If your neighbour was borrowing your wireless Internet connection, without your permission, and you wanted to teach them a lesson, what would you do? Pete decided to have some fun with a fairly simple Squid proxy and turned their online life upside down.

Literally.

What Pete did was split the network into two parts: trusted and not trusted, each with a different netblock. Using the DHCP server to identify mac addresses and hand out the relevant addresses accordingly. Initially he used iptables to redirect all unauthorised traffic to Kittenwar but that really is not fun enough, or at least was not fun enough for Pete. Oh no, he had a much better plan.

By setting iptables to forward everything to a transparent Squid proxy running on port 80, and using a trivial redirector to download all images and then apply Mogrify from ImageMagick to turn them upside down and serve them out of the local webserver, he literally turned the Internet upside down for any intruder hijacking his connectivity. Using various Mogrify commands, Pete also served up a flipped version with all text running backwards, and even a blurry web, which should have all hijackers worrying about their eyesight. Visit the page linked to above for some images of exactly what Pete served up to his victims; it will bring a little pleasure into your life today!

Of course, while this is all highly amusing, considering the chap has enough technical clout to be able to go to such extravagant lengths one cannot help wondering why he did not simply properly secure the damn network in the first place. Please note the used of the word properly, which implies that I am not suggesting you bother with WEP, which might keep the total newbie WiFi tourist out but is as much use as a chocolate teapot in the real world of WiFi security.

If you have a fairly new, fairly decent spec router from a fairly security conscious provider then the chances are it will support some flavour of WPA, preferably WPA-PSK (TKIP, AES) or better, so why not use it? A lot of the time I find that outside of the corporate world where someone is paid to deal with such things, home users are either still reeling from early experiences where they got burned by the complexity of setting up a working WEP arrangement (and the fault lays firmly at the door of the router manufacturers for poorly implemented configuration processes backed up by equally poor documentation) or just do not appreciate the risks of not securing their network.

Having written about domestic WiFi security for many years now, and being far from the only journalist so doing, I have to admit that one can only come to the conclusion that as with data backup, people assume the will not happen to me position until it does, by which time it is too late. Aside from being paid to go and slap every purchaser of a wireless router until they configure adequate security, or maybe better yet slap the router manufacturers until they ship kit with adequate security configured on by default, I am at a loss as to how to solve this problem. Which is a shame, as it is going to get a lot worse as wireless becomes the de facto Internet access method in our homes, and increasingly we move our personal and financial existence online...

is wep really that bad?

i have to use it as my pocketpc / cheapo made in china wifi card dont do wpa.

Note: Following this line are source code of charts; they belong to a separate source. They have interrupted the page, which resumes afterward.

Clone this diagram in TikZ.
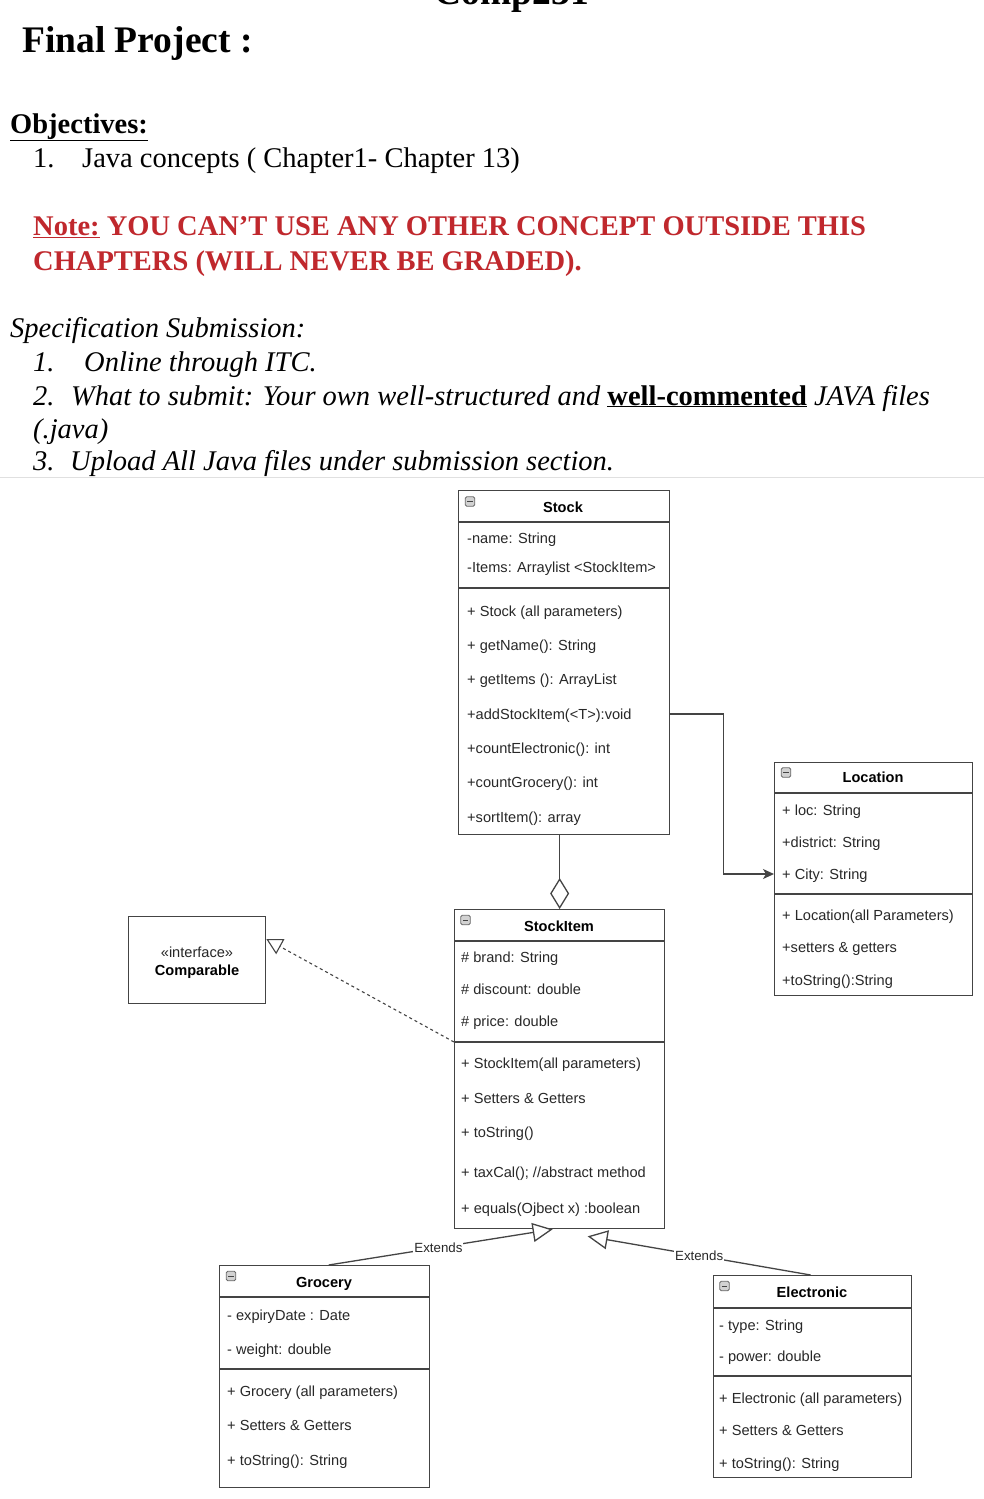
\documentclass[tikz,border=0pt]{standalone}
\usepackage{fontspec}
\setmainfont{Liberation Serif}
\setsansfont{Liberation Sans}
\usetikzlibrary{arrows.meta}
\definecolor{notered}{RGB}{192,40,45}
\definecolor{lc}{RGB}{68,68,68}
\definecolor{tc}{RGB}{40,40,40}
\begin{document}
\begin{tikzpicture}[x=1pt,y=-1pt,
  ttl/.style={inner sep=0, font=\bfseries\fontsize{37.5}{40}\selectfont},
  body/.style={anchor=base west, inner sep=0, font=\fontsize{28.5}{32}\selectfont},
  cbox/.style={draw=lc, line width=1.3pt, fill=white, inner sep=0, anchor=north west},
  sep/.style={draw=lc, line width=1.3pt},
  mem/.style={anchor=west, inner sep=0, text height=10.5pt, text depth=0pt, text=tc,
              font=\sffamily\fontsize{14.6}{16}\selectfont},
  hdr/.style={anchor=center, inner sep=0, text height=10.5pt, text depth=0pt, text=black,
              font=\sffamily\bfseries\fontsize{14.6}{16}\selectfont},
  icon/.style={draw=lc!80, fill=gray!35, rounded corners=1.5pt, line width=0.8pt,
               minimum size=9.5pt, inner sep=0,
               path picture={\draw[lc, line width=1pt]
                 ([xshift=2.2pt]path picture bounding box.west) --
                 ([xshift=-2.2pt]path picture bounding box.east);}},
  lbl/.style={fill=white, inner sep=1pt, text=tc, font=\sffamily\fontsize{13.3}{15}\selectfont},
  ext/.style={draw=lc, line width=1.3pt, -{Triangle[open, fill=white, length=20pt, width=19pt]}},
  realz/.style={draw=lc, line width=1.1pt, dash pattern=on 3pt off 3pt,
                -{Triangle[open, fill=white, length=16pt, width=17pt]}},
  aggr/.style={draw=lc, line width=1.3pt, -{Diamond[open, fill=white, length=31pt, width=19pt]}},
  navi/.style={draw=lc, line width=1.3pt, -{Stealth[length=11pt, width=10pt, inset=3pt]}}
]
\useasboundingbox (0,0) rectangle (984,1499);
\fill[white] (0,0) rectangle (984,1499);

% ---------------- header text ----------------
\node[ttl, anchor=base] (comp) at (512,5) {Comp231};
\node[ttl, anchor=base west] (fp) at (22,52) {Final Project :};
\node[body, font=\bfseries\fontsize{28.5}{32}\selectfont] (obj) at (10,133) {\underline{Objectives:}};
\node[body] (o1n) at (33,167) {1.};
\node[body] (o1) at (82,167) {Java concepts ( Chapter1- Chapter 13)};
\node[body, text=notered, font=\bfseries\fontsize{28.5}{32}\selectfont] (note1) at (33,235)
  {\underline{Note:} YOU CAN'T USE ANY OTHER CONCEPT OUTSIDE THIS};
\node[body, text=notered, font=\bfseries\fontsize{28.5}{32}\selectfont] (note2) at (33,270)
  {CHAPTERS (WILL NEVER BE GRADED).};
\node[body, font=\itshape\fontsize{28.5}{32}\selectfont] (spec) at (10,337) {Specification Submission:};
\node[body, font=\itshape\fontsize{28.5}{32}\selectfont] (s1n) at (33,371) {1.};
\node[body, font=\itshape\fontsize{28.5}{32}\selectfont] (s1) at (84,371) {Online through ITC.};
\node[body, font=\itshape\fontsize{28.5}{32}\selectfont] (s2n) at (33,405) {2.};
\node[body, font=\itshape\fontsize{28.5}{32}\selectfont] (s2) at (71,405)
  {What to submit: Your own well-structured and \underline{\upshape\bfseries well-commented} JAVA files};
\node[body, font=\itshape\fontsize{28.5}{32}\selectfont] (s2b) at (33,438) {(.java)};
\node[body, font=\itshape\fontsize{28.5}{32}\selectfont] (s3n) at (33,470) {3.};
\node[body, font=\itshape\fontsize{28.5}{32}\selectfont] (s3) at (70,470) {Upload All Java files under submission section.};
\draw[black!12, line width=1pt] (0,477) -- (984,477);

% ---------------- Stock ----------------
\node[cbox, minimum width=211pt, minimum height=344pt] (stock) at (458,490) {};
\draw[sep] (458,522) -- (669,522);
\draw[sep] (458,588) -- (669,588);
\node[icon] (stock-ic) at (470,501.5) {};
\node[hdr] (stock-t) at (563,507) {Stock};
\node[mem] (stock-a1) at (467,538) {-name: String};
\node[mem] (stock-a2) at (467,567) {-Items: Arraylist <StockItem>};
\node[mem] (stock-m1) at (467,611) {+ Stock (all parameters)};
\node[mem] (stock-m2) at (467,645) {+ getName(): String};
\node[mem] (stock-m3) at (467,679) {+ getItems (): ArrayList};
\node[mem] (stock-m4) at (467,714) {+addStockItem(<T>):void};
\node[mem] (stock-m5) at (467,748) {+countElectronic(): int};
\node[mem] (stock-m6) at (467,782) {+countGrocery(): int};
\node[mem] (stock-m7) at (467,817) {+sortItem(): array};

% ---------------- Location ----------------
\node[cbox, minimum width=198pt, minimum height=233pt] (loc) at (774,762) {};
\draw[sep] (774,793) -- (972,793);
\draw[sep] (774,894) -- (972,894);
\node[icon] (loc-ic) at (786,772.5) {};
\node[hdr] (loc-t) at (873,777) {Location};
\node[mem] (loc-a1) at (782,810) {+ loc: String};
\node[mem] (loc-a2) at (782,842) {+district: String};
\node[mem] (loc-a3) at (782,874) {+ City: String};
\node[mem] (loc-m1) at (782,915) {+ Location(all Parameters)};
\node[mem] (loc-m2) at (782,947) {+setters \& getters};
\node[mem] (loc-m3) at (782,980) {+toString():String};

% ---------------- StockItem ----------------
\node[cbox, minimum width=210pt, minimum height=319pt] (item) at (454,909) {};
\draw[sep] (454,941) -- (664,941);
\draw[sep] (454,1042) -- (664,1042);
\node[icon] (item-ic) at (465.5,920) {};
\node[hdr] (item-t) at (559,926) {StockItem};
\node[mem] (item-a1) at (461,957) {\# brand: String};
\node[mem] (item-a2) at (461,989) {\# discount: double};
\node[mem] (item-a3) at (461,1021) {\# price: double};
\node[mem] (item-m1) at (461,1063) {+ StockItem(all parameters)};
\node[mem] (item-m2) at (461,1098) {+ Setters \& Getters};
\node[mem] (item-m3) at (461,1132) {+ toString()};
\node[mem] (item-m4) at (461,1172) {+ taxCal(); //abstract method};
\node[mem] (item-m5) at (461,1208) {+ equals(Ojbect x) :boolean};
\coordinate (item-sep) at (454,1042);

% ---------------- Comparable ----------------
\node[cbox, minimum width=137pt, minimum height=87pt] (cmp) at (128,916) {};
\node[mem, anchor=center] (cmp-s) at (197,952) {«interface»};
\node[hdr] (cmp-t) at (197,970) {Comparable};

% ---------------- Grocery ----------------
\node[cbox, minimum width=210pt, minimum height=222pt] (groc) at (219,1265) {};
\draw[sep] (219,1297) -- (429,1297);
\draw[sep] (219,1369) -- (429,1369);
\node[icon] (groc-ic) at (231,1276) {};
\node[hdr] (groc-t) at (324,1282) {Grocery};
\node[mem] (groc-a1) at (227,1315) {- expiryDate : Date};
\node[mem] (groc-a2) at (227,1349) {- weight: double};
\node[mem] (groc-m1) at (227,1391) {+ Grocery (all parameters)};
\node[mem] (groc-m2) at (227,1425) {+ Setters \& Getters};
\node[mem] (groc-m3) at (227,1460) {+ toString(): String};

% ---------------- Electronic ----------------
\node[cbox, minimum width=198pt, minimum height=202pt] (elec) at (713,1275) {};
\draw[sep] (713,1308) -- (911,1308);
\draw[sep] (713,1376) -- (911,1376);
\node[icon] (elec-ic) at (724.5,1286) {};
\node[hdr] (elec-t) at (812,1292) {Electronic};
\node[mem] (elec-a1) at (719,1325) {- type: String};
\node[mem] (elec-a2) at (719,1356) {- power: double};
\node[mem] (elec-m1) at (719,1398) {+ Electronic (all parameters)};
\node[mem] (elec-m2) at (719,1430) {+ Setters \& Getters};
\node[mem] (elec-m3) at (719,1463) {+ toString(): String};

% ---------------- connectors ----------------
\draw[navi] (stock.east |- stock-m4) -- ++(53,0) |- (loc.west |- loc-a3);
\draw[aggr] (stock.south -| item.north) -- (item.north);
\draw[realz] (item-sep) -- ([yshift=-23pt]cmp.north east);
\draw[ext] ([xshift=4pt]groc.north) -- node[lbl, pos=0.49] (ext1) {Extends} ([xshift=-7pt]item.south);
\draw[ext] ([xshift=-2pt]elec.north) -- node[lbl, pos=0.5] (ext2) {Extends} ([xshift=28pt,yshift=-7pt]item.south);
\end{tikzpicture}
\end{document}
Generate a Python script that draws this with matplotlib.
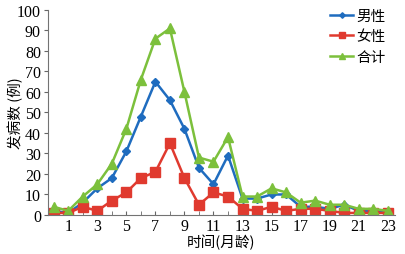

I do compliment this with a mac adress filter and hide the ssid though.

Its still kinda worrying tho as i use goddamn xp home (grrrrrr) which wont even let u put passwords on shares - win98 even lets u do that

Yes, I truly believe WEP is that bad. Better than no security at all, but only just.

As I say, it will keep the clueless accidental network tourist away, but not anyone who knows what they are doing or can use Google to read the instructions of someone who does.

how can you have been talking for "many years" about something that hasn't existed for more than a few...

Hey, I'm a journalist: more than one is many :)

Now that was a very funny blog post :cheesy:

Everyone should visit the link and see what that chap did, it really is very funny indeed. I wish I was tech savvy enough to do similar, although I would hope that my wireless network is secured sufficiently so as not to need it anyway. Hubby nods whenever I ask about such things, and he is in the IT security business so I am hoping he is right.